Вместо долговечности и неизменности в качестве базовых свойств искусства контекстуалисты выдвигают принцип изменчивости и уязвимости произведения. Его жизнь коротка. Произведение проходит те же циклы, что и биологическая форма, и в своем распаде оно не менее привлекательно и интересно, чем в момент становления. Произведение — это процесс. Сопровождающие его проявления — ржавение, гниение, комплекс внешних воздействий, влияние климата, агрессия вандалов — элементы его эволюции. Не случайно в работы часто вводятся природные элементы, растения и живые существа. Произведение не равно своему замыслу. Оно не иллюстрация проектной концепции, а материальный предмет, проживший определенную жизнь. Следы ее даже более существенны, чем исходный проект. Это обстоятельство по-новому ставит вопрос об авторстве.
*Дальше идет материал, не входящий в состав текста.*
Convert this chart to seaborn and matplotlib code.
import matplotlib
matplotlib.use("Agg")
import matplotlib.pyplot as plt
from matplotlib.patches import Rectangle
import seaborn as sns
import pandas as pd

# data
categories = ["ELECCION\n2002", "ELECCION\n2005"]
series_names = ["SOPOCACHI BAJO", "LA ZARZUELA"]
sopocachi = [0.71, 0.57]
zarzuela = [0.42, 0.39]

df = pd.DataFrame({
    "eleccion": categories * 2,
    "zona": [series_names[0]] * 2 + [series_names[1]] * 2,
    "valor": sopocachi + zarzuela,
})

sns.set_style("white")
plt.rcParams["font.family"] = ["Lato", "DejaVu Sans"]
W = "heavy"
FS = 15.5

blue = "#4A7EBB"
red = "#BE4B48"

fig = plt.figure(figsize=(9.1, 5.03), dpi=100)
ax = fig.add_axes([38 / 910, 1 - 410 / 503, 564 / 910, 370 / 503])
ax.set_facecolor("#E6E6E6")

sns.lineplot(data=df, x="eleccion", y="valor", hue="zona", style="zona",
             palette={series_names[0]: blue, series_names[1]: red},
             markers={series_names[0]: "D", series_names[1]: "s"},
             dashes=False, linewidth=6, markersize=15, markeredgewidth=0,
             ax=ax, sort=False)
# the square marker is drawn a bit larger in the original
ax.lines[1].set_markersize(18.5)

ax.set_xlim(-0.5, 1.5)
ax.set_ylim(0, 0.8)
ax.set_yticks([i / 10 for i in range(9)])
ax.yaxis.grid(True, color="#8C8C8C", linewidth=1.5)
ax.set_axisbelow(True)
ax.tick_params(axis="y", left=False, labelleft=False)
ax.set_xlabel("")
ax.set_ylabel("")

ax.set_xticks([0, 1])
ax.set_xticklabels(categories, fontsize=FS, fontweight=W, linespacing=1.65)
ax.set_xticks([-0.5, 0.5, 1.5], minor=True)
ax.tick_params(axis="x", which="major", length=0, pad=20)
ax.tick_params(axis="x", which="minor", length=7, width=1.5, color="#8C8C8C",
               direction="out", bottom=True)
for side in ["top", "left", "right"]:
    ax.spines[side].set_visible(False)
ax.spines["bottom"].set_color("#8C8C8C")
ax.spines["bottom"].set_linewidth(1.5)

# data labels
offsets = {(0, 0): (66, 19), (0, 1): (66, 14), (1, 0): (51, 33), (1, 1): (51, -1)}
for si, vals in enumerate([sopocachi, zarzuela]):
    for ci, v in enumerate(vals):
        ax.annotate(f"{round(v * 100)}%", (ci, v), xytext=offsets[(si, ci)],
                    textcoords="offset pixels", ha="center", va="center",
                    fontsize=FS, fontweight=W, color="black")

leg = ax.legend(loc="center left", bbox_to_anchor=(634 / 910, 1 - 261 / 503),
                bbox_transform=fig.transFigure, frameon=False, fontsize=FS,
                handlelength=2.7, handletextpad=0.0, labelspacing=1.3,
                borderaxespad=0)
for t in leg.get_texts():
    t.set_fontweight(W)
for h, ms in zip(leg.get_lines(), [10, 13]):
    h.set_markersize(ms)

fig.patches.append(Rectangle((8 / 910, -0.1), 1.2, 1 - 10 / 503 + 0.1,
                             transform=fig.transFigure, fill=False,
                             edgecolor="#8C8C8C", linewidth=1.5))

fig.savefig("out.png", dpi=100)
В кругу этих художников говорится о «разделенном авторстве», ибо при подобном понимании произведения художник невольно оказывается окруженным сонмом одушевленных и неодушевленных соавторов.
Главная особенность контекстуализма — делать видимым эстетические ресурсы прагматических и функциональных предметов обихода, которые формируют контекст. Работая с неприглядным предметом, художники нейтрализуют, купируют его опасные, оскорбительные аспекты. Более того, заповедник неприглядных форм представляется ими образцовым собранием эталонов, на основе которых может сложиться и их усилиями уже начинают формироваться новая предметно-пространственная урбанистическая среда, архитектура, дизайн и мода, выдержанные в эстетике, которая не противостоит естественным процессам природной и социальной стихии, а сливается с ними.